Bir aralar çok popüler olan bu kısacık kitabı okudum. Anlatıldığı kadar var mı bilmiyorum ama bu kitabın filmi de varmış arkadaşlar. Ben sadece kitabı okuyup tadında bırakanlardanım. Umarım fikrim ileride değişmez. :)
Kitabın konusuna gelince başlarda kendimi eski Türk filmlerinde gibi hissettim. Güzel hissettiriyor. Karakterimiz Arif kitap yazma derdinde aynı zamanda çok sevdiği Müzeyyen'den kitap hakkında fikir almak derdi.
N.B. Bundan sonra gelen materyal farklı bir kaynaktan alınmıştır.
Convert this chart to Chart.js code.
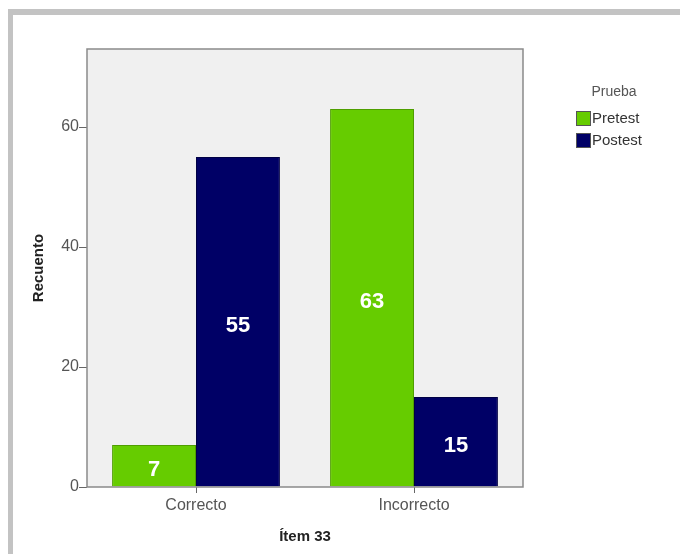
<!DOCTYPE html>
<html>
<head>
<meta charset="utf-8">
<script src="https://cdn.jsdelivr.net/npm/chart.js@4/dist/chart.umd.min.js"></script>
<style>
  html, body { margin: 0; padding: 0; background: #fff; }
  #wrap { position: relative; width: 680px; height: 554px; }
</style>
</head>
<body>
<div id="wrap"><canvas id="chart" width="680" height="554"></canvas></div>
<script>
/* Ítem 33 — Pretest vs Postest counts */

const CATEGORIES = ["Correcto", "Incorrecto"];
const PRETEST = [7, 63];
const POSTEST = [55, 15];
const Y_TICKS = [0, 20, 40, 60];
const Y_MAX = 73;

const GREEN = "#66cc00";
const NAVY = "#000066";
const FONT = "'Liberation Sans', Arial, sans-serif";

// gray frame, plot background and border
const backdrop = {
  id: "backdrop",
  beforeDraw(chart) {
    const { ctx, chartArea: a } = chart;
    ctx.save();
    ctx.fillStyle = "#c3c3c3";
    ctx.fillRect(8, 9, 672, 6);
    ctx.fillRect(8, 9, 5, 545);
    ctx.fillStyle = "#f0f0f0";
    ctx.fillRect(a.left, a.top, a.right - a.left, a.bottom - a.top);
    ctx.restore();
  },
  afterDraw(chart) {
    const { ctx, chartArea: a } = chart;
    ctx.save();
    ctx.strokeStyle = "#8a8a8a";
    ctx.lineWidth = 1.5;
    ctx.strokeRect(a.left, a.top, a.right - a.left, a.bottom - a.top);
    ctx.restore();
  },
};

// white values in the middle of each bar
const barValues = {
  id: "barValues",
  afterDatasetsDraw(chart) {
    const { ctx } = chart;
    ctx.save();
    ctx.fillStyle = "#ffffff";
    ctx.font = "bold 22px " + FONT;
    ctx.textAlign = "center";
    ctx.textBaseline = "middle";
    chart.data.datasets.forEach((ds, i) => {
      chart.getDatasetMeta(i).data.forEach((bar, j) => {
        ctx.fillText(String(ds.data[j]), bar.x, (bar.y + bar.base) / 2 + 4);
      });
    });
    ctx.restore();
  },
};

// SPSS-style legend at the right of the plot
const sideLegend = {
  id: "sideLegend",
  afterDraw(chart) {
    const { ctx, chartArea: a } = chart;
    const x0 = a.right + 53;
    ctx.save();
    ctx.font = "14px " + FONT;
    ctx.fillStyle = "#555";
    ctx.textAlign = "center";
    ctx.textBaseline = "middle";
    ctx.fillText("Prueba", x0 + 38, 92);
    ctx.textAlign = "left";
    chart.data.datasets.forEach((ds, i) => {
      const y = 111 + i * 22;
      ctx.fillStyle = ds.backgroundColor;
      ctx.fillRect(x0, y, 15, 15);
      ctx.strokeStyle = "#555";
      ctx.lineWidth = 1;
      ctx.strokeRect(x0 + 0.5, y + 0.5, 14, 14);
      ctx.fillStyle = "#333";
      ctx.font = "15px " + FONT;
      ctx.fillText(ds.label, x0 + 16, y + 8);
    });
    ctx.restore();
  },
};

new Chart(document.getElementById("chart"), {
  type: "bar",
  data: {
    labels: CATEGORIES,
    datasets: [
      { label: "Pretest", data: PRETEST, backgroundColor: GREEN, borderColor: "#4f9e00", borderWidth: 1 },
      { label: "Postest", data: POSTEST, backgroundColor: NAVY, borderColor: "#000044", borderWidth: 1 },
    ],
  },
  options: {
    responsive: false,
    animation: false,
    layout: { padding: { left: 0, top: 49, right: 157, bottom: 0 } },
    datasets: { bar: { categoryPercentage: 0.77, barPercentage: 1 } },
    plugins: { legend: { display: false }, tooltip: { enabled: false } },
    scales: {
      x: {
        afterFit: (s) => { s.height = 67; },
        border: { display: false },
        grid: { drawOnChartArea: false, offset: false, tickLength: 6, color: "#666" },
        ticks: { color: "#555", font: { family: FONT, size: 16 }, padding: 3 },
        title: { display: true, text: "Ítem 33", color: "#222", font: { family: FONT, size: 15, weight: "bold" }, padding: { top: 0, bottom: 8 } },
      },
      y: {
        min: 0,
        max: Y_MAX,
        afterFit: (s) => { s.width = 87; },
        afterBuildTicks: (s) => { s.ticks = Y_TICKS.map((v) => ({ value: v })); },
        border: { display: false },
        grid: { drawOnChartArea: false, tickLength: 8, color: "#666" },
        ticks: { color: "#555", font: { family: FONT, size: 16 }, padding: 0 },
        title: { display: true, text: "Recuento", color: "#222", font: { family: FONT, size: 15, weight: "bold" }, padding: { top: 30, bottom: 0 } },
      },
    },
  },
  plugins: [backdrop, barValues, sideLegend],
});
</script>
</body>
</html>
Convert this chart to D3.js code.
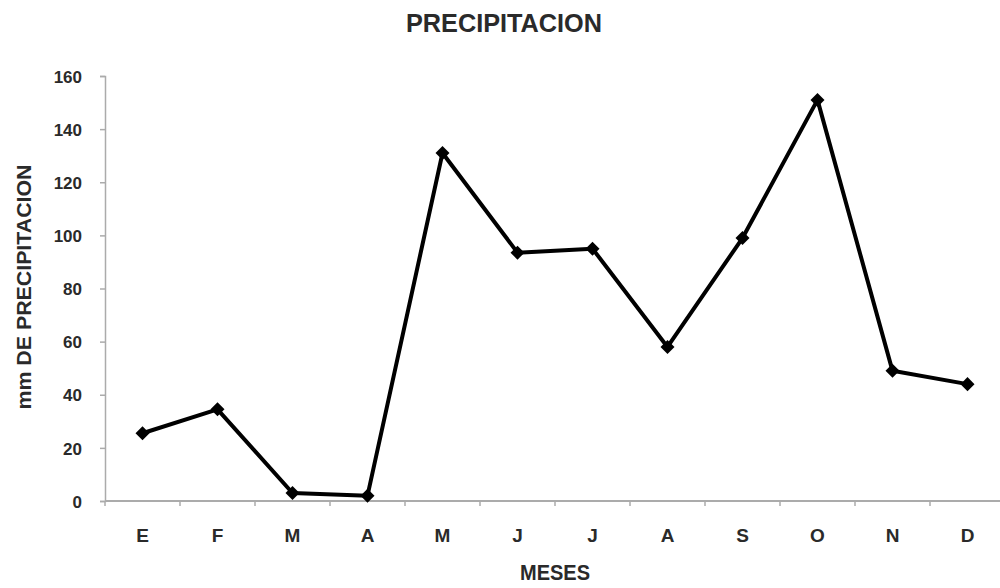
<!DOCTYPE html>
<html>
<head>
<meta charset="utf-8">
<script src="https://cdn.jsdelivr.net/npm/d3@7"></script>
<style>
  html, body { margin: 0; padding: 0; background: #fff; }
  svg { display: block; }
  text { font-family: "Liberation Sans", Arial, sans-serif; font-weight: bold; fill: #2a2a2a; }
</style>
</head>
<body>
<svg id="chart" width="1000" height="588"></svg>
<script>
// Monthly precipitation (mm)
const months = ["E", "F", "M", "A", "M", "J", "J", "A", "S", "O", "N", "D"];
const precipitation = [25.5, 34.5, 3, 2, 131, 93.5, 95, 58, 99, 151, 49, 44];
const yTicks = [0, 20, 40, 60, 80, 100, 120, 140, 160];

const titleText = "PRECIPITACION";
const xTitle = "MESES";
const yTitle = "mm DE PRECIPITACION";

const W = 1000, H = 588;
const margin = { top: 76, right: -5, bottom: 87, left: 105 };
const axisColor = "#ababab";

const svg = d3.select("#chart");

const x = d3.scaleBand()
  .domain(d3.range(months.length))
  .range([margin.left, W - margin.right])
  .paddingInner(0).paddingOuter(0);

const y = d3.scaleLinear()
  .domain([0, 160])
  .range([H - margin.bottom, margin.top]);

// Y axis
const yAxis = svg.append("g")
  .attr("transform", `translate(${margin.left},0)`)
  .call(d3.axisLeft(y).tickValues(yTicks).tickSize(5).tickPadding(18));
yAxis.select(".domain").attr("stroke", axisColor).attr("stroke-width", 1.5);
yAxis.selectAll(".tick line").attr("stroke", axisColor).attr("stroke-width", 1.5);
yAxis.selectAll(".tick text")
  .style("font-size", "17px")
  .attr("fill", "#2a2a2a")
  .attr("dy", "0.36em");

// X axis: ticks at band boundaries, labels centred in bands
const xAxisG = svg.append("g")
  .attr("transform", `translate(0,${y(0)})`);
xAxisG.append("line")
  .attr("x1", margin.left).attr("x2", W)
  .attr("stroke", axisColor).attr("stroke-width", 2);
xAxisG.selectAll("line.tk")
  .data(d3.range(months.length + 1))
  .join("line")
  .attr("class", "tk")
  .attr("x1", i => margin.left + i * x.bandwidth())
  .attr("x2", i => margin.left + i * x.bandwidth())
  .attr("y1", 0).attr("y2", 5)
  .attr("stroke", axisColor).attr("stroke-width", 1.5);
xAxisG.selectAll("text.lbl")
  .data(months)
  .join("text")
  .attr("class", "lbl")
  .attr("x", (d, i) => x(i) + x.bandwidth() / 2)
  .attr("y", 41)
  .attr("text-anchor", "middle")
  .style("font-size", "19px")
  .attr("fill", "#2a2a2a")
  .text(d => d);

// Line series
const cx = i => x(i) + x.bandwidth() / 2;
const line = d3.line()
  .x((d, i) => cx(i))
  .y(d => y(d));

svg.append("path")
  .datum(precipitation)
  .attr("fill", "none")
  .attr("stroke", "#000")
  .attr("stroke-width", 4)
  .attr("stroke-linejoin", "round")
  .attr("d", line);

// Diamond markers
const diamond = d3.symbol().type(d3.symbolDiamond2).size(125);
svg.selectAll("path.marker")
  .data(precipitation)
  .join("path")
  .attr("class", "marker")
  .attr("transform", (d, i) => `translate(${cx(i)},${y(d)})`)
  .attr("d", diamond)
  .attr("fill", "#000");

// Titles (condensed lettering)
svg.append("text")
  .attr("x", 504).attr("y", 32)
  .attr("text-anchor", "middle")
  .attr("textLength", 196)
  .attr("lengthAdjust", "spacingAndGlyphs")
  .style("font-size", "26px")
  .text(titleText);

svg.append("text")
  .attr("x", 555).attr("y", 580)
  .attr("text-anchor", "middle")
  .attr("textLength", 70)
  .attr("lengthAdjust", "spacingAndGlyphs")
  .style("font-size", "22px")
  .text(xTitle);

svg.append("text")
  .attr("transform", "translate(31,287) rotate(-90)")
  .attr("text-anchor", "middle")
  .attr("textLength", 245)
  .attr("lengthAdjust", "spacingAndGlyphs")
  .style("font-size", "20px")
  .text(yTitle);
</script>
</body>
</html>
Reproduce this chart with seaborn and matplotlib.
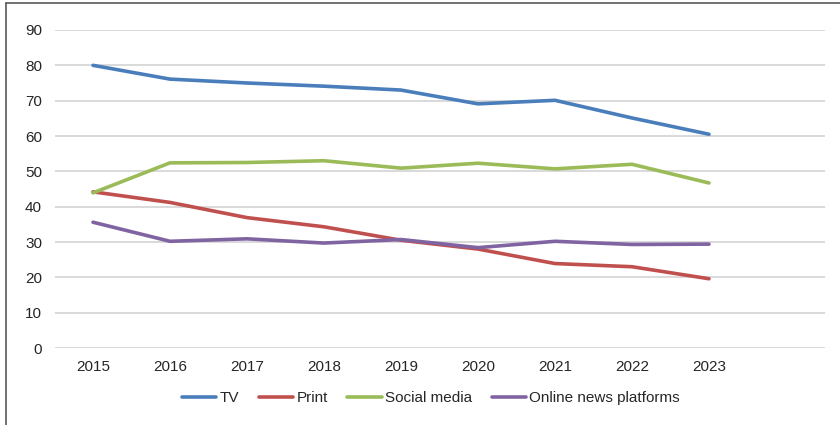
import matplotlib
matplotlib.use("Agg")
import matplotlib.pyplot as plt
from matplotlib.lines import Line2D
import pandas as pd
import seaborn as sns

years = [2015, 2016, 2017, 2018, 2019, 2020, 2021, 2022, 2023]
tv = [80.0, 76.1, 75.0, 74.1, 73.0, 69.1, 70.1, 65.1, 60.5]
print_media = [44.2, 41.2, 36.9, 34.3, 30.5, 28.0, 23.9, 23.0, 19.6]
social_media = [43.9, 52.4, 52.5, 53.0, 50.9, 52.3, 50.7, 52.0, 46.7]
online_news = [35.6, 30.2, 30.9, 29.7, 30.7, 28.4, 30.2, 29.3, 29.4]

series_names = ["TV", "Print", "Social media", "Online news platforms"]
series_values = [tv, print_media, social_media, online_news]
colors = ["#4A7EBB", "#C0504D", "#9BBB59", "#8064A2"]
y_ticks = [0, 10, 20, 30, 40, 50, 60, 70, 80, 90]

df = pd.DataFrame(
    [(y, v, name) for name, vals in zip(series_names, series_values)
     for y, v in zip(years, vals)],
    columns=["Year", "Value", "Series"],
)

sns.set_theme(style="white")
plt.rcParams["font.family"] = ["Liberation Sans", "DejaVu Sans"]

fig = plt.figure(figsize=(8.4, 4.25), dpi=100)
ax = fig.add_axes([54.5 / 840, 1 - 348 / 425, 770 / 840, 318 / 425])

sns.lineplot(data=df, x="Year", y="Value", hue="Series", hue_order=series_names,
             palette=colors, linewidth=2.6, ax=ax, legend=False)

ax.set_xlim(years[0] - 0.5, years[-1] + 1.5)
ax.set_ylim(0, 90)
ax.set_xticks(years)
ax.set_xticklabels([str(y) for y in years])
ax.set_yticks(y_ticks)
ax.set_xlabel("")
ax.set_ylabel("")
ax.grid(axis="y", color="#D9D9D9", linewidth=1.4)
ax.set_axisbelow(True)
for side in ["top", "right", "left", "bottom"]:
    ax.spines[side].set_visible(False)
ax.tick_params(axis="both", length=0, labelsize=11, labelcolor="#262626")
ax.tick_params(axis="y", pad=9)
ax.tick_params(axis="x", pad=8.5)

handles = [Line2D([], [], color=c, linewidth=2.6) for c in colors]
fig.legend(handles, series_names, loc="center", bbox_to_anchor=(431 / 840, 1 - 398 / 425),
           ncol=4, frameon=False, fontsize=11, handlelength=2.25, handletextpad=0.2,
           columnspacing=1.3, labelcolor="#262626")

# outer frame
fig.add_artist(Line2D([5.5 / 840, 5.5 / 840], [0, 1 - 3 / 425], color="#595959", linewidth=1.2,
                      transform=fig.transFigure))
fig.add_artist(Line2D([5.5 / 840, 1], [1 - 3 / 425, 1 - 3 / 425], color="#595959", linewidth=1.2,
                      transform=fig.transFigure))

fig.savefig("out.png", dpi=100)
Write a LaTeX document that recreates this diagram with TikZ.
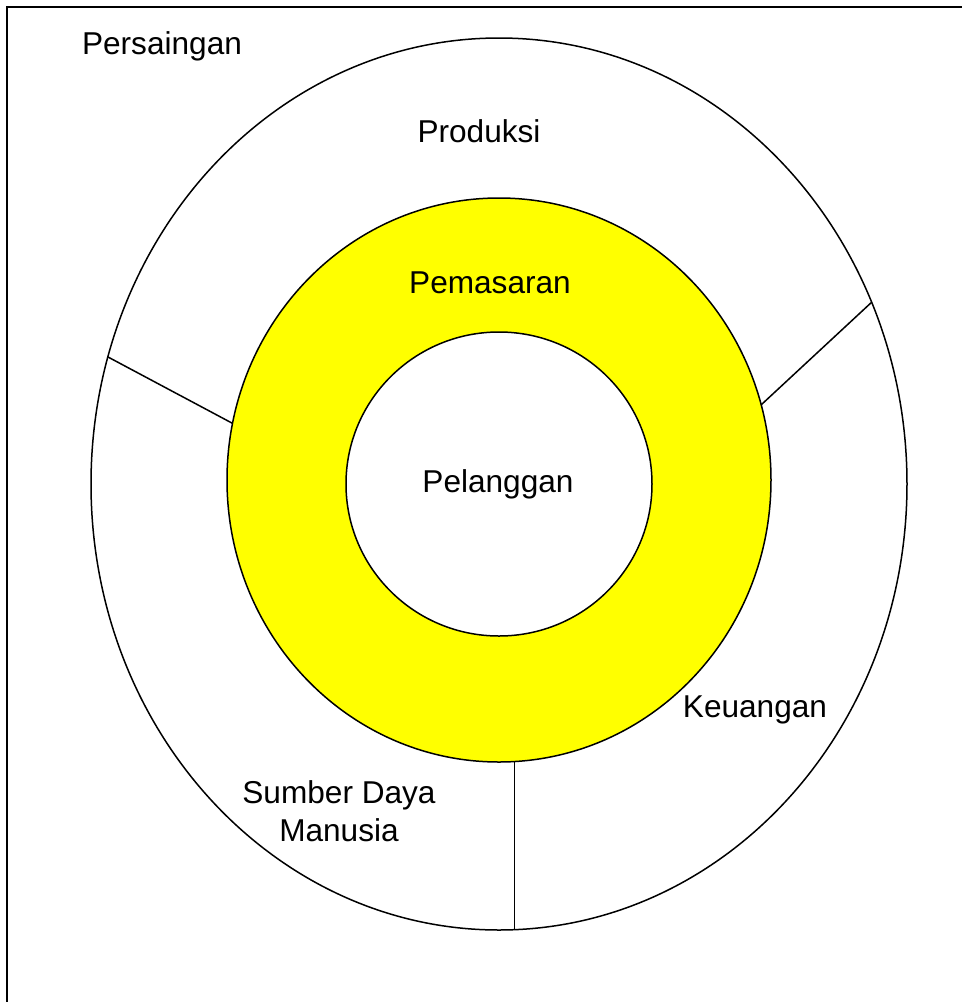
\documentclass[tikz,border=0pt]{standalone}
\usepackage{fontspec}
\setmainfont{Liberation Sans}
\usetikzlibrary{shapes.geometric}
\definecolor{mktyellow}{RGB}{255,255,0}
\begin{document}
\begin{tikzpicture}[x=0.5pt,y=-0.5pt,
  ring/.style={ellipse,draw=black,line width=0.75pt,inner sep=0pt,outer sep=0pt},
  lbl/.style={font=\fontsize{15.8}{19}\selectfont,align=center,inner sep=0pt},
  divider/.style={draw=black,line width=0.75pt}]
  \useasboundingbox (0,0) rectangle (962,1002);
  % frame (top and left edges)
  \draw[line width=1pt] (7,1010) -- (7,7) -- (970,7);
  % rings
  \node[ring,minimum width=408pt,minimum height=446pt] (outer) at (499,484) {};
  \node[ring,fill=mktyellow,minimum width=272pt,minimum height=282pt] (mkt) at (499,480) {};
  \node[ring,fill=white,minimum width=153pt,minimum height=152pt] (cust) at (499,484) {};
  % sector dividers
  \draw[divider] (outer.162.5) -- (mkt.168.2);
  \draw[divider] (outer.26.5) -- (mkt.16.1);
  \draw[divider] (outer.-88.07) -- (outer.-88.07 |- mkt.south);
  % labels
  \node[lbl] (persaingan) at (162,46) {Persaingan};
  \node[lbl] (produksi) at (479,131) {Produksi};
  \node[lbl] (pemasaran) at (490,283) {Pemasaran};
  \node[lbl] (pelanggan) at (498,484) {Pelanggan};
  \node[lbl] (keuangan) at (755,710) {Keuangan};
  \node[lbl] (sdm) at (339,811) {Sumber Daya\\Manusia};
\end{tikzpicture}
\end{document}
Müzeyyen terkedip gidiyor evi.
Bir akşam, kocası öykü yazmakta, Müzeyyen ise bir köşede oturmaktadır. Adam hikayesini tamamlayamaz, dışarı çıkıp dolaşmaya karar verir. Saatlerce sokaklarda yürüdükten sonra, gece yarısı eve gelir. Karısı ve kızını uyandırmamak için büyük çaba harcar, fakat zaten karısı da kızı da evde yoktur. Yatak odasındaki eşyalar toplanmış, kıyafetler alınmıştır.
Ertesi sabah Müzeyyen telefon eder, mutlu bir sesle buluşmak istediğini söyler. Nitekim buluşurlar da. Adam giderken Müzeyyen sever diye kürt böreği almış, Müzeyyen ise aynı sebepten çörek almıştır. Fakat Müzeyyen çayın yanında kürt böreği değil, kendi aldığı çöreklerden yer. Her şey ortadadır işte, Müzeyyen ayrılmak istemektedir. Başka biri var, diye düşünür adam. Fakat olan olmuştur işte.